Despite the scarcity of facts about Catullus’s life, there is enough circumstantial evidence, wider historical record and textual allusion to build a biographical interpretation of the poems. Indeed, Daisy Dunn’s Catullus’ Bedspread: The Life of Rome’s Most Erotic Poet is full-blown biography, proving that this approach to Catullus and his poems, which perpetuates his reputation as Latin literature’s most popular and accessible poet, can yield a fast-paced read. Fictional accounts of Catullus’s life and times are not unheard of either, nor are they particularly new: Thornton Wilder’s epistolary novel The Ides of March, dating from 1948, is a minor masterpiece in its own right.

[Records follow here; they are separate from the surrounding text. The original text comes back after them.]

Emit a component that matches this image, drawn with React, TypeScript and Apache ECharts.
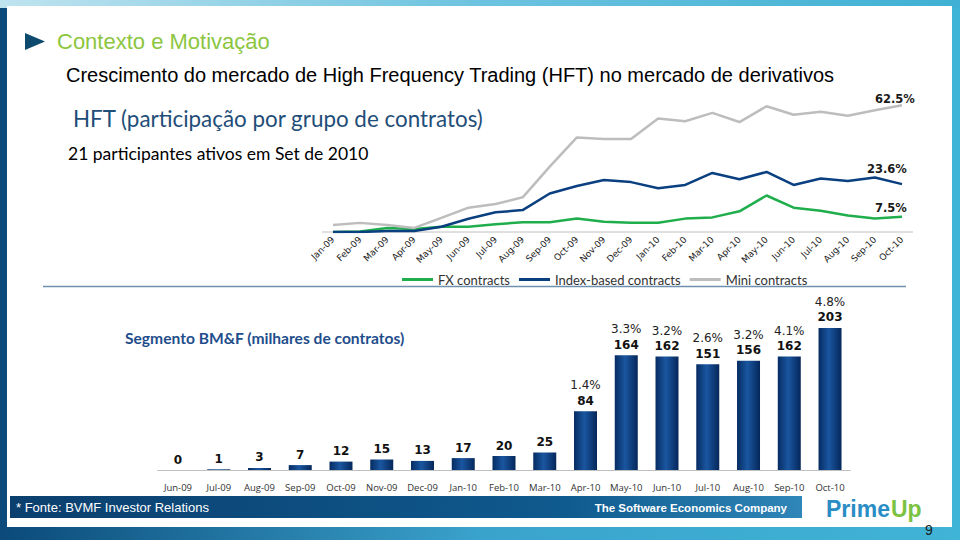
import React, { useEffect, useRef } from "react";
import * as echarts from "echarts";

const lineCats = ["Jan-09","Feb-09","Mar-09","Apr-09","May-09","Jun-09","Jul-09","Aug-09","Sep-09","Oct-09","Nov-09","Dec-09","Jan-10","Feb-10","Mar-10","Apr-10","May-10","Jun-10","Jul-10","Aug-10","Sep-10","Oct-10"];
const fxShare = [0, 0.3, 2.0, 1.5, 2.6, 2.6, 3.8, 4.8, 4.8, 6.6, 5.1, 4.6, 4.6, 6.6, 7.2, 10.2, 18.0, 12.0, 10.5, 8.1, 6.6, 7.5];
const indexShare = [0, 0, 0.5, 0.5, 2.6, 6.5, 9.7, 10.8, 19.0, 22.7, 25.6, 24.6, 21.6, 23.2, 29.1, 26.0, 29.6, 23.2, 26.4, 25.1, 26.9, 23.6];
const miniShare = [3.4, 4.5, 3.4, 2.0, 7.0, 12.0, 13.8, 17.1, 32.2, 46.6, 45.8, 45.8, 55.9, 54.6, 58.7, 54.2, 62.0, 57.8, 59.3, 57.3, 60.0, 62.5];
const lineNames = ["FX contracts", "Index-based contracts", "Mini contracts"];

const barCats = ["Jun-09","Jul-09","Aug-09","Sep-09","Oct-09","Nov-09","Dec-09","Jan-10","Feb-10","Mar-10","Apr-10","May-10","Jun-10","Jul-10","Aug-10","Sep-10","Oct-10"];
const barValues = [0, 1, 3, 7, 12, 15, 13, 17, 20, 25, 84, 164, 162, 151, 156, 162, 203];
const barPercents = [null, null, null, null, null, null, null, null, null, null, "1.4%", "3.3%", "3.2%", "2.6%", "3.2%", "4.1%", "4.8%"];

export default function App() {
  const ref = useRef<HTMLDivElement>(null);
  useEffect(() => {
    if (!ref.current) return;
    const chart = echarts.init(ref.current, null, { renderer: "svg" });
    const lineSeries = (i: number, data: number[], color: string, offset: number[]) => ({
      name: lineNames[i], type: "line", xAxisIndex: 0, yAxisIndex: 0, data,
      symbol: "none", showSymbol: false,
      lineStyle: { color, width: 2.5 }, itemStyle: { color },
      endLabel: {
        show: true,
        offset,
        fontFamily: "DejaVu Sans",
        fontWeight: "bold",
        fontSize: 11.5,
        color: "#1a1a1a",
        formatter: (p: any) => Number(p.value).toFixed(1) + "%",
      },
    });
    const option: any = {
      animation: false,
      backgroundColor: "#ffffff",
      graphic: [
        { type: "rect", z: -10, shape: { x: 0, y: 0, width: 960, height: 540 },
          style: { fill: new echarts.graphic.LinearGradient(0, 0, 1, 0, [
            { offset: 0, color: "#0b4a7a" }, { offset: 0.5, color: "#3aa3cc" }, { offset: 1, color: "#40b4d6" }]) } },
        { type: "rect", z: -9, shape: { x: 0, y: 0, width: 960, height: 8 },
          style: { fill: new echarts.graphic.LinearGradient(0, 0, 1, 0, [
            { offset: 0, color: "#bfe3ef" }, { offset: 0.5, color: "#6cc3df" }, { offset: 1, color: "#3fb0d3" }]) } },
        { type: "rect", z: -8, shape: { x: 7, y: 6, width: 945, height: 521 }, style: { fill: "#ffffff" } },
        { type: "polygon", shape: { points: [[25, 33], [45, 41.5], [25, 50]] }, style: { fill: "#0e4a6e" } },
        { type: "text", x: 57, y: 41, style: { text: "Contexto e Motivação", fontFamily: "Liberation Sans", fontSize: 22, fill: "#8cc63f", verticalAlign: "middle" } },
        { type: "text", x: 66, y: 75, style: { text: "Crescimento do mercado de High Frequency Trading (HFT) no mercado de derivativos", fontFamily: "Liberation Sans", fontSize: 20, fill: "#000000", verticalAlign: "middle" } },
        { type: "text", x: 73, y: 118, style: { text: "HFT (participação por grupo de contratos)", fontFamily: "Lato", fontSize: 22.4, fill: "#1f4e79", verticalAlign: "middle" } },
        { type: "text", x: 68, y: 153, style: { text: "21 participantes ativos em Set de 2010", fontFamily: "Lato", fontSize: 17.5, fill: "#000000", verticalAlign: "middle" } },
        { type: "line", shape: { x1: 322, y1: 232, x2: 913, y2: 232 }, style: { stroke: "#c0c0c0", lineWidth: 1 } },
        { type: "line", shape: { x1: 43, y1: 286.5, x2: 906, y2: 286.5 }, style: { stroke: "#6f8fae", lineWidth: 1.5 } },
        { type: "text", x: 125, y: 338, style: { text: "Segmento BM&F (milhares de contratos)", fontFamily: "Lato", fontWeight: "bold", fontSize: 15.6, fill: "#1f4e8c", verticalAlign: "middle" } },
        { type: "rect", shape: { x: 10, y: 496, width: 792, height: 22 },
          style: { fill: new echarts.graphic.LinearGradient(0, 0, 1, 0, [
            { offset: 0, color: "#0b3f6e" }, { offset: 0.7, color: "#0f5a8e" }, { offset: 1, color: "#2f86b8" }]) } },
        { type: "text", x: 16, y: 507, style: { text: "* Fonte: BVMF Investor Relations", fontFamily: "Liberation Sans", fontSize: 13, fill: "#ffffff", verticalAlign: "middle" } },
        { type: "text", x: 787, y: 508, style: { text: "The Software Economics Company", fontFamily: "Liberation Sans", fontWeight: "bold", fontSize: 11.5, fill: "#ffffff", align: "right", verticalAlign: "middle" } },
        { type: "text", x: 826, y: 509, style: { text: "Prime", fontFamily: "Liberation Sans", fontWeight: "bold", fontSize: 23, fill: "#2a8dc5", verticalAlign: "middle" } },
        { type: "text", x: 891, y: 509, style: { text: "Up", fontFamily: "Liberation Sans", fontWeight: "bold", fontSize: 23, fill: "#7cc242", verticalAlign: "middle" } },
        { type: "text", x: 929, y: 530, style: { text: "9", fontFamily: "Liberation Sans", fontSize: 14, fill: "#1a1a1a", align: "center", verticalAlign: "middle" } },
      ],
      legend: {
        data: lineNames,
        top: 268,
        left: 397,
        icon: "rect",
        itemWidth: 31,
        itemHeight: 3,
        itemGap: 9,
        textStyle: { fontFamily: "Lato", fontSize: 13, color: "#333333" },
      },
      grid: [
        { left: 333, right: 58, top: 90, bottom: 308 },
        { left: 157.6, right: 109.6, top: 302, bottom: 70 },
      ],
      xAxis: [
        {
          gridIndex: 0, type: "category", data: lineCats, boundaryGap: false,
          axisLine: { show: false }, axisTick: { show: false },
          axisLabel: { rotate: 45, fontFamily: "DejaVu Sans", fontSize: 9, color: "#222222", margin: 6, interval: 0 },
        },
        {
          gridIndex: 1, type: "category", data: barCats,
          axisLine: { lineStyle: { color: "#bfbfbf" } },
          axisTick: { lineStyle: { color: "#bfbfbf" } },
          axisLabel: { fontFamily: "Open Sans", fontSize: 9.5, color: "#333333", margin: 12, interval: 0 },
        },
      ],
      yAxis: [
        { gridIndex: 0, type: "value", min: 0, max: 70, show: false },
        { gridIndex: 1, type: "value", min: 0, max: 240, show: false },
      ],
      series: [
        lineSeries(0, fxShare, "#1fae4b", [-35, -9]),
        lineSeries(1, indexShare, "#0a3f80", [-43, -15]),
        lineSeries(2, miniShare, "#bdbdbd", [-35, -6]),
        {
          name: "BM&F", type: "bar", xAxisIndex: 1, yAxisIndex: 1, data: barValues, barWidth: 23,
          itemStyle: {
            color: new echarts.graphic.LinearGradient(0, 0, 1, 0, [
              { offset: 0, color: "#062c62" }, { offset: 0.45, color: "#1a56a0" }, { offset: 1, color: "#05275a" }]),
          },
          label: {
            show: true, position: "top", distance: 3,
            formatter: (p: any) => {
              const pc = barPercents[p.dataIndex];
              return pc ? `{p|${pc}}\n{v|${p.value}}` : `{v|${p.value}}`;
            },
            rich: {
              p: { fontFamily: "DejaVu Sans", fontSize: 12, color: "#222222", lineHeight: 16 },
              v: { fontFamily: "DejaVu Sans", fontWeight: "bold", fontSize: 12, color: "#111111", lineHeight: 15 },
            },
          },
        },
      ],
    };
    chart.setOption(option);
    return () => chart.dispose();
  }, []);
  return <div ref={ref} style={{ position: "fixed", left: 0, top: 0, width: 960, height: 540 }} />;
}
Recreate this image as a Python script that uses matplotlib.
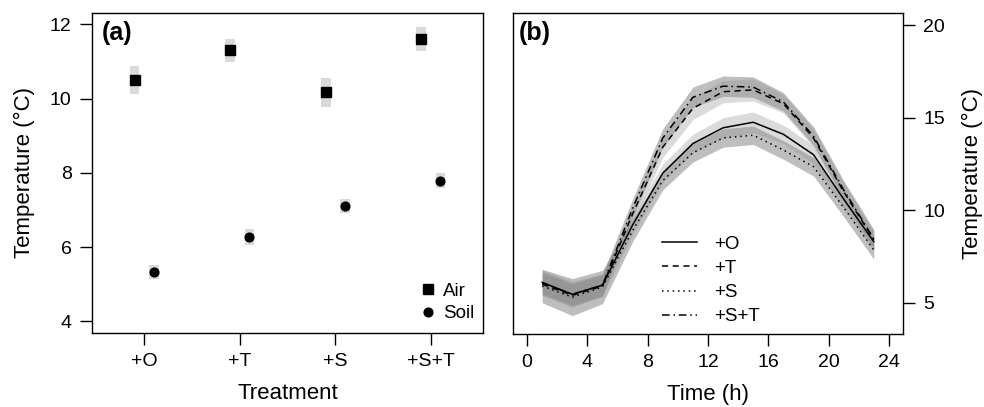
import matplotlib
matplotlib.use("Agg")
from matplotlib import pyplot as plt
import numpy as np

plt.rcParams['font.family'] = ['Liberation Sans', 'DejaVu Sans']

# panel (a) data
treatments = ['+O', '+T', '+S', '+S+T']
air_mean = [10.51, 11.30, 10.17, 11.60]
air_err = [0.37, 0.31, 0.39, 0.32]
soil_mean = [5.34, 6.27, 7.11, 7.79]
soil_err = [0.19, 0.21, 0.20, 0.20]

# panel (b) data
hours = [1, 3, 5, 7, 9, 11, 13, 15, 17, 19, 21, 23]
t_O = [6.10, 5.45, 5.95, 9.2, 12.0, 13.6, 14.45, 14.75, 14.1, 13.0, 10.6, 8.3]
t_T = [6.00, 5.40, 5.90, 9.8, 13.4, 15.5, 16.4, 16.5, 15.75, 13.9, 11.0, 8.4]
t_S = [5.90, 5.30, 5.85, 8.9, 11.6, 13.1, 13.9, 14.05, 13.25, 12.35, 10.15, 7.85]
t_ST = [6.07, 5.45, 5.95, 10.1, 13.9, 16.1, 16.7, 16.65, 15.85, 14.0, 11.1, 8.45]
sd_O = [0.7, 0.7, 0.6, 0.5, 0.5, 0.5, 0.55, 0.55, 0.5, 0.5, 0.5, 0.5]
sd_T = [0.6, 0.6, 0.5, 0.5, 0.55, 0.6, 0.6, 0.6, 0.5, 0.5, 0.5, 0.5]
sd_S = [0.9, 1.0, 0.9, 0.6, 0.5, 0.5, 0.5, 0.5, 0.5, 0.5, 0.5, 0.5]
sd_ST = [0.6, 0.6, 0.6, 0.5, 0.5, 0.55, 0.55, 0.55, 0.5, 0.5, 0.5, 0.5]

fig = plt.figure(figsize=(9.84, 4.07), dpi=100)
ax1 = fig.add_axes([0.0932, 0.181, 0.398, 0.788])
ax2 = fig.add_axes([0.521, 0.179, 0.397, 0.788])

# ---- (a)
x = np.arange(1, len(treatments) + 1)
am = np.array(air_mean); ae = np.array(air_err)
sm = np.array(soil_mean); se = np.array(soil_err)
ax1.bar(x - 0.1, 2 * ae, bottom=am - ae, width=0.1, color='#dadada', zorder=1)
ax1.bar(x + 0.1, 2 * se, bottom=sm - se, width=0.1, color='#dadada', zorder=1)
ax1.plot(x - 0.1, am, 's', color='black', ms=6.5, ls='none', label='Air', zorder=3)
ax1.plot(x + 0.1, sm, 'o', color='black', ms=6.3, ls='none', label='Soil', zorder=3)
ax1.set_xlim(0.45, 4.55)
ax1.set_ylim(3.68, 12.32)
ax1.set_xticks(x)
ax1.set_xticklabels(treatments)
ax1.set_yticks([4, 6, 8, 10, 12])
ax1.set_xlabel('Treatment', fontsize=16, labelpad=9)
ax1.set_ylabel('Temperature (°C)', fontsize=16, labelpad=11)
ax1.text(0.025, 0.975, '(a)', transform=ax1.transAxes, fontsize=18,
         fontweight='bold', va='top', ha='left')
ax1.legend(loc='lower right', bbox_to_anchor=(1.0, 0.005), frameon=False,
           fontsize=13.5, handletextpad=0.2, borderaxespad=0.1,
           labelspacing=0.3, handlelength=1.2)

# ---- (b)
h = np.array(hours)
series = [(t_O, sd_O, '-', '#b8b8b8', 0.5, '+O'),
          (t_T, sd_T, (0, (4, 3)), '#b8b8b8', 0.5, '+T'),
          (t_S, sd_S, (0, (1, 2.5)), '#8a8a8a', 0.55, '+S'),
          (t_ST, sd_ST, (0, (5, 2.5, 1, 2.5)), '#8a8a8a', 0.55, '+S+T')]
for m, s, ls, col, a, lab in series:
    m = np.array(m); s = np.array(s)
    ax2.fill_between(h, m - s, m + s, color=col, alpha=a, lw=0, zorder=1)
for m, s, ls, col, a, lab in series:
    ax2.plot(h, m, color='black', lw=1.1, linestyle=ls, label=lab, zorder=3)
ax2.set_xlim(-0.96, 24.96)
ax2.set_ylim(3.3, 20.63)
ax2.set_xticks([0, 4, 8, 12, 16, 20, 24])
ax2.set_yticks([5, 10, 15, 20])
ax2.yaxis.tick_right()
ax2.yaxis.set_label_position('right')
ax2.set_xlabel('Time (h)', fontsize=16, labelpad=9)
ax2.set_ylabel('Temperature (°C)', fontsize=16, labelpad=12)
ax2.text(0.015, 0.975, '(b)', transform=ax2.transAxes, fontsize=18,
         fontweight='bold', va='top', ha='left')
ax2.legend(loc='upper left', bbox_to_anchor=(0.338, 0.36), frameon=False,
           fontsize=13.5, handlelength=1.9, handletextpad=0.9, labelspacing=0.38)

for ax in (ax1, ax2):
    ax.tick_params(direction='out', length=8.5, width=1, labelsize=14, pad=6)
    for sp in ax.spines.values():
        sp.set_linewidth(1)

fig.savefig('out.png', dpi=100)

The biographical approach to Catullus is so attractive because of, rather than despite, the limited factual evidence. What facts we do have (very few), combined with scraps of suggestive hearsay (rather more), amount to a partial account with enough scope for creative interpolation that a convincing and absorbing story is easily constructed. Such accounts recover Catullus from anonymity and obscurity (the resting place of most Latin poets) and make of him an apparently red-blooded, three-dimensional protagonist.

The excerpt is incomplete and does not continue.